## Exercise goal
Determine which lines contain the word "this", then copy those lines.

↓

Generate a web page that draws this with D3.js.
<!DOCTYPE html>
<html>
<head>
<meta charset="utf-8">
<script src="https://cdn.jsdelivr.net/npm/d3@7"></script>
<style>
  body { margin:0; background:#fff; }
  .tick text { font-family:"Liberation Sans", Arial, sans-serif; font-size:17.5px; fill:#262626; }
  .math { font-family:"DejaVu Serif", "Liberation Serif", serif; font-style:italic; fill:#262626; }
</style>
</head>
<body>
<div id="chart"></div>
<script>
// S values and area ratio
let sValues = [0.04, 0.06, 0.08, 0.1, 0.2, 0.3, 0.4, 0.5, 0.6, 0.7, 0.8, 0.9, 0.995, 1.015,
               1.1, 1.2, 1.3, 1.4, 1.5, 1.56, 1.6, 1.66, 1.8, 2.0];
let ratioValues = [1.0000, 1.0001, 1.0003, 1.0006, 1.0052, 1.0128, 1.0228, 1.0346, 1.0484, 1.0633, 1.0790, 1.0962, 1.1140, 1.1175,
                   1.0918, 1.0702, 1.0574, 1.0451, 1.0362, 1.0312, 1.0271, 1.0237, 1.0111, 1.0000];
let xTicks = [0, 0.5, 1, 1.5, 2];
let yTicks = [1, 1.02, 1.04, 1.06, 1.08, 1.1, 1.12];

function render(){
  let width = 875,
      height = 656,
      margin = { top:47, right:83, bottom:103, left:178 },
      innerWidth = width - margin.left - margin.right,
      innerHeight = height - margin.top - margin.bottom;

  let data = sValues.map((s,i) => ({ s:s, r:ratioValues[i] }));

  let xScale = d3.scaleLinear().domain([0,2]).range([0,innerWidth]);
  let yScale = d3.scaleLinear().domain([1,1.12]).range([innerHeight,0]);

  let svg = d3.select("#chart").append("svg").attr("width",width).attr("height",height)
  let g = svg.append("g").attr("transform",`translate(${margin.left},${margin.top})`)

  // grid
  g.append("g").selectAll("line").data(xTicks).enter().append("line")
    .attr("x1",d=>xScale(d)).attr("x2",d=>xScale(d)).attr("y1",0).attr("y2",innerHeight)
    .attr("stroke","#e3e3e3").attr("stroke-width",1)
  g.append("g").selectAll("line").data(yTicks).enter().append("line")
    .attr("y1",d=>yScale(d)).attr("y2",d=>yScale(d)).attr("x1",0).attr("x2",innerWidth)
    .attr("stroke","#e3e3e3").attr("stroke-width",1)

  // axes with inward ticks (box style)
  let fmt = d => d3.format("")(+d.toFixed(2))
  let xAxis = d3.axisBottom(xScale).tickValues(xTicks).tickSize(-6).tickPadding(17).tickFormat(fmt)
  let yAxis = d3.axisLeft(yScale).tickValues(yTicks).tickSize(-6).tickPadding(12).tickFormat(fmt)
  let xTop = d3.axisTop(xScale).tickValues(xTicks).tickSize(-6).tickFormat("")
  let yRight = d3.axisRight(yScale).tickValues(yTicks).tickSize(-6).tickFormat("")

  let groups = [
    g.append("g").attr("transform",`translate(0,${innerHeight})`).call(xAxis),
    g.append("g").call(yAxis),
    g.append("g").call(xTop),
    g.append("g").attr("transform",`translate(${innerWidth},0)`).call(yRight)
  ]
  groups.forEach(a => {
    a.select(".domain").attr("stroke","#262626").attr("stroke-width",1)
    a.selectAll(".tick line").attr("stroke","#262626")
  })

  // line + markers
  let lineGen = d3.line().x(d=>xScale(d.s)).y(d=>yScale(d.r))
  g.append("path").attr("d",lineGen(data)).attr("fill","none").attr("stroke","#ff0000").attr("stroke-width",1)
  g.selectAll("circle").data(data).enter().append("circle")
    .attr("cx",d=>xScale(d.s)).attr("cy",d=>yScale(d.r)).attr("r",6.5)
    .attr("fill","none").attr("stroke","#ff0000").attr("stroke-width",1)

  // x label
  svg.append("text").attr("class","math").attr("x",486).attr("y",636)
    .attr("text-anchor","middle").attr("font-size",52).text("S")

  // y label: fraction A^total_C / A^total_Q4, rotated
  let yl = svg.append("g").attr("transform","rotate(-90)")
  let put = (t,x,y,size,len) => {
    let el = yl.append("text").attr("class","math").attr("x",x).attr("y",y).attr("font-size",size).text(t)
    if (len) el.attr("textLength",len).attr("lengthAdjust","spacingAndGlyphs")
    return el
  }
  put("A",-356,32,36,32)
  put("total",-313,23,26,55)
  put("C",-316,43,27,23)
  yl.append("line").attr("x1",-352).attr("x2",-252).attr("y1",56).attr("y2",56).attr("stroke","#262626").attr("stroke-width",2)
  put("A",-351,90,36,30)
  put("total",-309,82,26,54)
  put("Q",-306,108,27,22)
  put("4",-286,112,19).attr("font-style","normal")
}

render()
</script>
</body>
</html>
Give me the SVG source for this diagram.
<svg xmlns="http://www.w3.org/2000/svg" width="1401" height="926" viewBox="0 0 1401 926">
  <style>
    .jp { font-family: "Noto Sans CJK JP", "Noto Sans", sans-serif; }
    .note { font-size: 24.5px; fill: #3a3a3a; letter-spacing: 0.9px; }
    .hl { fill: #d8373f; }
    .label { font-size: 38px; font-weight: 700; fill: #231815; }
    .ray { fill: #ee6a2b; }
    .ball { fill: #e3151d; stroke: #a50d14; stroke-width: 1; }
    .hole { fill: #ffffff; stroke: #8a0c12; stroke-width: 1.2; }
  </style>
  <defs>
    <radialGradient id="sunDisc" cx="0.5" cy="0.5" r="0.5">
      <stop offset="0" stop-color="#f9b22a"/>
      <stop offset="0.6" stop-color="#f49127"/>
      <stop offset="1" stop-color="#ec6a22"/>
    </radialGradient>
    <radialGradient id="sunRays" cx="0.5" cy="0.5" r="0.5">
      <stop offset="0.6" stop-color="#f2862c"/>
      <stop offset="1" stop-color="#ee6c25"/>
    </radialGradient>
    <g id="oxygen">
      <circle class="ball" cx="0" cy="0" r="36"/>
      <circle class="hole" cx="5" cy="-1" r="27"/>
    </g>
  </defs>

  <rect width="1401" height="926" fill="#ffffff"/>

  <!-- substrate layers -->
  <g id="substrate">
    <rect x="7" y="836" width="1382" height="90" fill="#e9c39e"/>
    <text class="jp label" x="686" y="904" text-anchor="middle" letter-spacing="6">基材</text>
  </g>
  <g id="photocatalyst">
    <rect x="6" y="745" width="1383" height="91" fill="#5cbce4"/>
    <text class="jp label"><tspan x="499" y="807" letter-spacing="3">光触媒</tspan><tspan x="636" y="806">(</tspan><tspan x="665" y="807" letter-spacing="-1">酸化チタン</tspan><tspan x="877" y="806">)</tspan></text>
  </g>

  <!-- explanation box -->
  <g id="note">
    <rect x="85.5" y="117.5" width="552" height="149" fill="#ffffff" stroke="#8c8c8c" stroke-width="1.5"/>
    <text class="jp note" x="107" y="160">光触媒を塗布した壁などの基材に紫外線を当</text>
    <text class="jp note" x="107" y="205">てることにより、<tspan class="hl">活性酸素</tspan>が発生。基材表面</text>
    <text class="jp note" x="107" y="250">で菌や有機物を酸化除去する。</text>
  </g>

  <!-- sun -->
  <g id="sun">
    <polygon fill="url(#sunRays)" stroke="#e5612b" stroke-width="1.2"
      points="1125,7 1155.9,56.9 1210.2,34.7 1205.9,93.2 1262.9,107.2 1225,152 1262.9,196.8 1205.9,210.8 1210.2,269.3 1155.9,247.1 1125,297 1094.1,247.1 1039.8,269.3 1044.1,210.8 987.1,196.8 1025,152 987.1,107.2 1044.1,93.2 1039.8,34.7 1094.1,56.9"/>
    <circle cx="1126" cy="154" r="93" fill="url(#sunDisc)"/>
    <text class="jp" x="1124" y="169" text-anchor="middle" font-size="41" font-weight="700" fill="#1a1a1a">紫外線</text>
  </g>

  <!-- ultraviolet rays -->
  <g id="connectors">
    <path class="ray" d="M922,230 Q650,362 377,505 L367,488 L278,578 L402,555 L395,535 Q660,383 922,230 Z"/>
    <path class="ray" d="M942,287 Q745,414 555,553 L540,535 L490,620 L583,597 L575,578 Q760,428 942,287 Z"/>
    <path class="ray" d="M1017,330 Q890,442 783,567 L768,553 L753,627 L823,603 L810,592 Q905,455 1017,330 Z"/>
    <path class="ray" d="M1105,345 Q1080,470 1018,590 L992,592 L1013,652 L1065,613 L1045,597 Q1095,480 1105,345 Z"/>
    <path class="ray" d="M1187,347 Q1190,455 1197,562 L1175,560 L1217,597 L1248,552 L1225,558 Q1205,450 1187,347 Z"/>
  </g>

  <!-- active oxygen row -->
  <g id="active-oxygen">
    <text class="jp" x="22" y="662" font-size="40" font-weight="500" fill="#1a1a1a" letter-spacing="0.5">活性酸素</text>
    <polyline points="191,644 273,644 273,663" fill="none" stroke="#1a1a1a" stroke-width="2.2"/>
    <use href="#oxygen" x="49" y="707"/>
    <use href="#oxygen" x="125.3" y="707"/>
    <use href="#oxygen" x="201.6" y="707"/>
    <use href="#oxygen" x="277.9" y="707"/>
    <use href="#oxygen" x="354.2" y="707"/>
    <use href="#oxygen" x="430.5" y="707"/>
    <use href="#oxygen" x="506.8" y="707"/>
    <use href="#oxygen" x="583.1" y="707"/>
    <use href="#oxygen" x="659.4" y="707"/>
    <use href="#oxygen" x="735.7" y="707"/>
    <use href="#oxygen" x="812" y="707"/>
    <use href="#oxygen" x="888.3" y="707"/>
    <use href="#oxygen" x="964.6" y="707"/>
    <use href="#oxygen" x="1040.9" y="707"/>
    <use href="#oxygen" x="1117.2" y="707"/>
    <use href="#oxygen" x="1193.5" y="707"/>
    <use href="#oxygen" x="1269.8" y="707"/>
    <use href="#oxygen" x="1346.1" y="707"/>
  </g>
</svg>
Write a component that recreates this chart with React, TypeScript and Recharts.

↑

## Exercise response
Generate a web page that draws this with D3.js.
Give me the SVG source for this diagram.
Write a component that recreates this chart with React, TypeScript and Recharts.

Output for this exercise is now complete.